As the great and the good of the Southeast Asian art world gathered in Jakarta on November 3 to congratulate billionaire Haryanto Adikoesoemo on his ambitious modern and contemporary art gallery, an air of optimism filled the room. Artists and curators gave the impression the Indonesian art scene remains vibrant, well supported by patrons, and more valuable than ever as a conduit for the exchange of ideas in a world where so many live with censorship or have mentally retreated behind walls.

At Museum Macan, one part of the inaugural exhibition references the upending by globalisation of ideological differences that used to set countries apart. Works by Indonesian artists are shown alongside those by Andy Warhol, Richard Prince, Ai Weiwei and Wang Guangyi, and no particularly national visual language can be discerned.

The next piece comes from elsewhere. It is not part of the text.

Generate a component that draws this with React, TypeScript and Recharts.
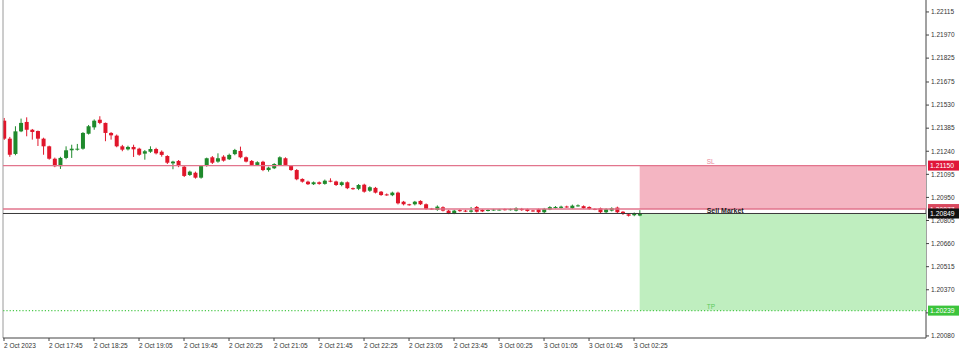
import { Bar, ComposedChart, ReferenceArea, ReferenceLine, XAxis, YAxis } from "recharts";

// M5 candles, [open, high, low, close], 2 Oct 17:05 -> 3 Oct 02:30
const ohlc: [number, number, number, number][] = [
  [1.21432, 1.21449, 1.21311, 1.21319],
  [1.21319, 1.2133, 1.21205, 1.21218],
  [1.21223, 1.21397, 1.21215, 1.21365],
  [1.21365, 1.21445, 1.2136, 1.21418],
  [1.21424, 1.21453, 1.21334, 1.21375],
  [1.21375, 1.2138, 1.21313, 1.21361],
  [1.21367, 1.2137, 1.21273, 1.21319],
  [1.21319, 1.21325, 1.21218, 1.21271],
  [1.21271, 1.21275, 1.21187, 1.21193],
  [1.21193, 1.212, 1.2114, 1.21146],
  [1.21146, 1.21205, 1.21129, 1.21198],
  [1.21198, 1.21271, 1.2119, 1.21246],
  [1.21246, 1.21281, 1.21198, 1.21256],
  [1.2125, 1.21286, 1.21244, 1.21256],
  [1.21256, 1.2136, 1.2125, 1.21355],
  [1.2135, 1.21405, 1.21345, 1.21397],
  [1.2139, 1.2144, 1.21375, 1.21432],
  [1.21438, 1.2146, 1.2141, 1.21418],
  [1.21418, 1.2142, 1.21303, 1.21355],
  [1.21355, 1.2136, 1.21313, 1.2134],
  [1.21338, 1.21345, 1.21265, 1.21271],
  [1.21271, 1.2128, 1.2124, 1.2125],
  [1.21252, 1.21275, 1.21245, 1.21267],
  [1.21267, 1.21281, 1.21204, 1.21252],
  [1.21256, 1.21262, 1.21212, 1.21218],
  [1.21225, 1.21248, 1.21187, 1.2124],
  [1.21237, 1.21271, 1.2123, 1.21254],
  [1.21254, 1.21262, 1.2122, 1.21227],
  [1.21237, 1.21245, 1.21206, 1.21217],
  [1.2121, 1.21215, 1.2116, 1.21168],
  [1.21164, 1.2118, 1.21127, 1.21175],
  [1.21179, 1.21185, 1.2114, 1.21147],
  [1.21143, 1.2115, 1.21078, 1.21085],
  [1.21091, 1.21118, 1.21085, 1.21112],
  [1.21105, 1.21112, 1.21068, 1.21074],
  [1.21074, 1.21152, 1.21068, 1.21147],
  [1.2115, 1.212, 1.21143, 1.21196],
  [1.21202, 1.2121, 1.2116, 1.21168],
  [1.21175, 1.21227, 1.21168, 1.21196],
  [1.21206, 1.21215, 1.21175, 1.21181],
  [1.2119, 1.21225, 1.21185, 1.21217],
  [1.21222, 1.21255, 1.21215, 1.21248],
  [1.21242, 1.21269, 1.21196, 1.21202],
  [1.21202, 1.21207, 1.2117, 1.21175],
  [1.21179, 1.21185, 1.21148, 1.21154],
  [1.21154, 1.21177, 1.2115, 1.21171],
  [1.21174, 1.2118, 1.21115, 1.21122],
  [1.21122, 1.21143, 1.21112, 1.21137],
  [1.21133, 1.21165, 1.21128, 1.2116],
  [1.21154, 1.21208, 1.21148, 1.21202],
  [1.21196, 1.21202, 1.21148, 1.21154],
  [1.21147, 1.21152, 1.21117, 1.21122],
  [1.21122, 1.21128, 1.21058, 1.21064],
  [1.21066, 1.2107, 1.21043, 1.21049],
  [1.21049, 1.21055, 1.21028, 1.21033],
  [1.21033, 1.2105, 1.21028, 1.21045],
  [1.21045, 1.2105, 1.2103, 1.21035],
  [1.21035, 1.21062, 1.2103, 1.21055],
  [1.21055, 1.2107, 1.21045, 1.2105],
  [1.2105, 1.21055, 1.21022, 1.21028],
  [1.21028, 1.2105, 1.2102, 1.21045],
  [1.21045, 1.2105, 1.21002, 1.21008],
  [1.21008, 1.21012, 1.20998, 1.21004],
  [1.21004, 1.21034, 1.20996, 1.21028],
  [1.2103, 1.21036, 1.2098, 1.20986],
  [1.20992, 1.2102, 1.20985, 1.21014],
  [1.2101, 1.21016, 1.20975, 1.2098],
  [1.20986, 1.2099, 1.2096, 1.20965],
  [1.20969, 1.20975, 1.2096, 1.20966],
  [1.20964, 1.20986, 1.20958, 1.2098],
  [1.2098, 1.20986, 1.20906, 1.20913],
  [1.20923, 1.20928, 1.209, 1.20907],
  [1.20907, 1.2091, 1.20898, 1.20904],
  [1.20907, 1.20928, 1.209, 1.20923],
  [1.20928, 1.20932, 1.20902, 1.20907],
  [1.20907, 1.20912, 1.20872, 1.20877],
  [1.2088, 1.20884, 1.20872, 1.20877],
  [1.20871, 1.209, 1.20866, 1.20892],
  [1.20888, 1.20894, 1.20862, 1.20867],
  [1.20867, 1.20872, 1.20845, 1.2085],
  [1.2085, 1.20872, 1.20845, 1.20867],
  [1.2087, 1.20876, 1.2086, 1.20865],
  [1.20867, 1.20872, 1.20858, 1.20864],
  [1.2086, 1.2089, 1.20855, 1.20868],
  [1.2089, 1.20896, 1.20855, 1.2086],
  [1.20872, 1.20876, 1.20858, 1.20862],
  [1.20866, 1.20876, 1.20862, 1.20871],
  [1.2087, 1.20878, 1.20866, 1.20874],
  [1.20872, 1.20878, 1.20868, 1.20874],
  [1.20876, 1.2088, 1.20868, 1.20872],
  [1.20872, 1.2088, 1.20868, 1.20876],
  [1.20867, 1.20888, 1.20862, 1.20882],
  [1.20878, 1.20884, 1.20866, 1.2087],
  [1.20876, 1.2088, 1.2086, 1.20865],
  [1.20868, 1.20872, 1.2086, 1.20865],
  [1.20876, 1.2088, 1.20852, 1.20857],
  [1.20857, 1.20884, 1.20852, 1.20878],
  [1.20874, 1.20895, 1.2087, 1.20889],
  [1.20884, 1.20896, 1.2088, 1.2089],
  [1.20884, 1.20898, 1.2088, 1.20892],
  [1.20893, 1.20898, 1.20885, 1.2089],
  [1.20882, 1.20905, 1.20878, 1.20898],
  [1.20897, 1.20906, 1.20892, 1.209],
  [1.20895, 1.209, 1.20878, 1.20882],
  [1.2089, 1.20894, 1.20872, 1.20877],
  [1.20878, 1.20882, 1.2087, 1.20875],
  [1.20882, 1.20886, 1.20852, 1.20857],
  [1.20857, 1.20882, 1.20852, 1.20876],
  [1.20867, 1.20888, 1.20862, 1.20882],
  [1.20886, 1.20892, 1.20852, 1.20857],
  [1.2086, 1.20864, 1.2084, 1.20846],
  [1.20844, 1.20848, 1.2083, 1.20835],
  [1.20838, 1.20855, 1.20832, 1.2085],
  [1.20836, 1.2087, 1.20832, 1.20849],
];

const timeLabels = [
  "2 Oct 2023",
  "2 Oct 17:45",
  "2 Oct 18:25",
  "2 Oct 19:05",
  "2 Oct 19:45",
  "2 Oct 20:25",
  "2 Oct 21:05",
  "2 Oct 21:45",
  "2 Oct 22:25",
  "2 Oct 23:05",
  "2 Oct 23:45",
  "3 Oct 00:25",
  "3 Oct 01:05",
  "3 Oct 01:45",
  "3 Oct 02:25",
];
const timeTicks = [0, 8, 16, 24, 32, 40, 48, 56, 64, 72, 80, 88, 96, 104, 112];

const priceTicks = [
  1.22115, 1.2197, 1.21825, 1.21675, 1.2153, 1.21385, 1.2124, 1.21095, 1.2095,
  1.20805, 1.2066, 1.20515, 1.2037, 1.20225, 1.2008,
];

const stopLoss = 1.2115;
const entryPrice = 1.20877;
const bidPrice = 1.20849;
const takeProfit = 1.20239;
const entryBar = 113;

const X_DOMAIN: [number, number] = [-0.18, 163.9];
const Y_DOMAIN: [number, number] = [1.20067, 1.2219];

const FONT = "'Liberation Sans', Arial, sans-serif";
const UP = "#1f8a2c";
const DOWN = "#e0162b";
const LEVEL_RED = "#e2758d";

const rows = ohlc.map(([o, h, l, c], i) => ({ i, o, h, l, c }));

const Candle = (props: any) => {
  const { x, y, width, height, payload } = props;
  if (x == null || y == null) return null;
  const { o, h, l, c } = payload;
  const color = c >= o ? UP : DOWN;
  const top = Math.min(y, y + height);
  const span = Math.abs(height);
  const ratio = h === l ? 0 : span / (h - l);
  const bodyTop = top + (h - Math.max(o, c)) * ratio;
  const bodyH = Math.max(1, Math.abs(o - c) * ratio);
  const cx = x + width / 2;
  return (
    <g>
      <line x1={cx} x2={cx} y1={top} y2={top + Math.max(span, 1)} stroke={color} strokeWidth={1} />
      <rect x={x} y={bodyTop} width={width} height={bodyH} fill={color} />
    </g>
  );
};

const TimeTick = ({ x, y, payload }: any) => {
  const idx = timeTicks.indexOf(payload.value);
  return (
    <text x={x} y={y + 4.5} fontSize={6.5} fill="#333" fontFamily={FONT} textAnchor="start">
      {timeLabels[idx]}
    </text>
  );
};

const PriceTick = ({ x, y, payload }: any) => (
  <text x={x} y={y + 2.3} fontSize={6.5} fill="#333" fontFamily={FONT} textAnchor="start">
    {Number(payload.value).toFixed(5)}
  </text>
);

const PriceTag = ({ viewBox, text, fill }: any) => {
  if (!viewBox) return null;
  const x = viewBox.x + viewBox.width + 2;
  const y = viewBox.y;
  return (
    <g>
      <rect x={x} y={y - 5} width={31} height={10} fill={fill} />
      <text x={x + 2} y={y + 2.5} fontSize={6.8} fill="#fff" fontFamily={FONT}>
        {text}
      </text>
    </g>
  );
};

const AreaText = ({ viewBox, text, color, at }: any) => {
  if (!viewBox) return null;
  const y = at === "top" ? viewBox.y - 1.5 : viewBox.y + viewBox.height - 1.5;
  return (
    <text x={viewBox.x + 67} y={y} fontSize={6.5} fill={color} fontFamily={FONT}>
      {text}
    </text>
  );
};

const MarketText = ({ viewBox }: any) => {
  if (!viewBox) return null;
  return (
    <text
      x={viewBox.x + 67}
      y={viewBox.y - 0.8}
      fontSize={7}
      fontWeight={600}
      fill="#222"
      fontFamily={FONT}
    >
      Sell Market
    </text>
  );
};

export default function App() {
  return (
    <div style={{ width: 960, height: 354, background: "#fff" }}>
      <style>{"body{margin:0}"}</style>
      <ComposedChart
        width={960}
        height={354}
        data={rows}
        margin={{ top: 0, right: 0, bottom: 0, left: 3 }}
      >
        <XAxis
          dataKey="i"
          type="number"
          domain={X_DOMAIN}
          allowDataOverflow
          ticks={timeTicks}
          interval={0}
          height={16}
          tickSize={3}
          axisLine={{ stroke: "#444" }}
          tickLine={{ stroke: "#444" }}
          tick={<TimeTick />}
        />
        <YAxis
          orientation="right"
          domain={Y_DOMAIN}
          allowDataOverflow
          ticks={priceTicks}
          interval={0}
          width={34}
          tickSize={3}
          tickMargin={2}
          axisLine={{ stroke: "#444" }}
          tickLine={{ stroke: "#444" }}
          tick={<PriceTick />}
          zIndex={100}
        />
        <ReferenceArea
          x1={entryBar}
          x2={X_DOMAIN[1]}
          y1={entryPrice}
          y2={stopLoss}
          fill="#f4b5c2"
          fillOpacity={1}
          stroke="none"
          label={<AreaText text="SL" color="#e8879b" at="top" />}
        />
        <ReferenceArea
          x1={entryBar}
          x2={X_DOMAIN[1]}
          y1={takeProfit}
          y2={bidPrice}
          fill="#bfeebf"
          fillOpacity={1}
          stroke="none"
          label={<AreaText text="TP" color="#5cc95c" at="bottom" />}
        />
        <ReferenceLine x={X_DOMAIN[0]} stroke="#9a9a9a" />
        <ReferenceLine
          y={stopLoss}
          stroke={LEVEL_RED}
          strokeWidth={1.4}
          zIndex={2500}
          label={<PriceTag text="1.21150" fill="#e0163a" />}
        />
        <ReferenceLine
          y={takeProfit}
          stroke="#4cc94c"
          strokeWidth={1.2}
          strokeDasharray="1.2 2"
          zIndex={2500}
          label={<PriceTag text="1.20239" fill="#3cc43c" />}
        />
        <ReferenceLine
          y={entryPrice}
          stroke={LEVEL_RED}
          strokeWidth={1.4}
          zIndex={2500}
          label={<PriceTag text="1.20877" fill="#d9485e" />}
        />
        <ReferenceLine
          y={bidPrice}
          stroke="#3a3a3a"
          strokeWidth={1}
          zIndex={2600}
          label={<PriceTag text="1.20849" fill="#111" />}
        />
        <ReferenceArea
          x1={entryBar}
          x2={X_DOMAIN[1]}
          y1={bidPrice}
          y2={bidPrice}
          fillOpacity={0}
          stroke="none"
          zIndex={2700}
          label={<MarketText />}
        />
        <Bar
          dataKey={(d: any) => [d.l, d.h]}
          barSize={4}
          shape={<Candle />}
          isAnimationActive={false}
        />
      </ComposedChart>
    </div>
  );
}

Co-curator Charles Esche says that, until recently, the received wisdom was that there was no ideology beyond capitalism. Today, that view seems almost quaint. And in a nimble, free and talented cultural environment such as Indonesia's, artists can react quickly to change and remain relevant, as has been seen at the biennales.

"It has become crucially important for art to try and help build empathy, to encourage tolerance. This is part of the museum's mission," Esche says. And that is why he has included Arahmaiani's Lingga-Yoni – now in the Macan collection – in the exhibition.

The quest for tolerance is also probably why the Jakarta Biennale opened with a ritual performance by the Bissu community – transgender priests from Sulawesi who hark back to ancient times – and why Biennale Jogja has been inviting artists from other equatorial countries (Brazil this year) in order to foster new, south-south perspectives and cooperation on shared issues.

This generation's artists seem confident that the national project can be held together on secular values rather than the religious views of the Muslim majority. Some seventy years after national independence, there is sufficient shared memory and culture to glue the many communities together, says Febie Babyrose, of Bandung artist collective Tromarama.

In Yogyakarta, this sentiment is wonderfully expressed through an exhibition that is running parallel to the biennale, called "Anak Sumatera in The Land of Java".

Raul Renanda, an architect of Sumatran ancestry, has spent his entire life on Java and identifies both as Minang and Javanese. He has created a series of metal sculptures to represent the mountains of Sumatra and the sea journey that brought his family to Java. Kenzo Wienand uses batik to imbue the exhibition with a quintessential Indonesian flavour.

As Renanda maintains in the statement that accompanies his work, despite its wide variety of belief systems and ethnic groups, Indonesia is now firmly a single, united country.

"We are, or most of us, from people of the salt water [...] We share this land together, a paradise they always say. We are, that we call ourselves, Indonesian. We are, entitled to say, Indonesian."

["Age of Hope", Biennale Jogja XIV, at the Jogja National Museum, in Yogyakarta, and "Jiwa", Jakarta Biennale, at Gudang Sarinah Ekosistem, in Jakarta, will both run until December 10.]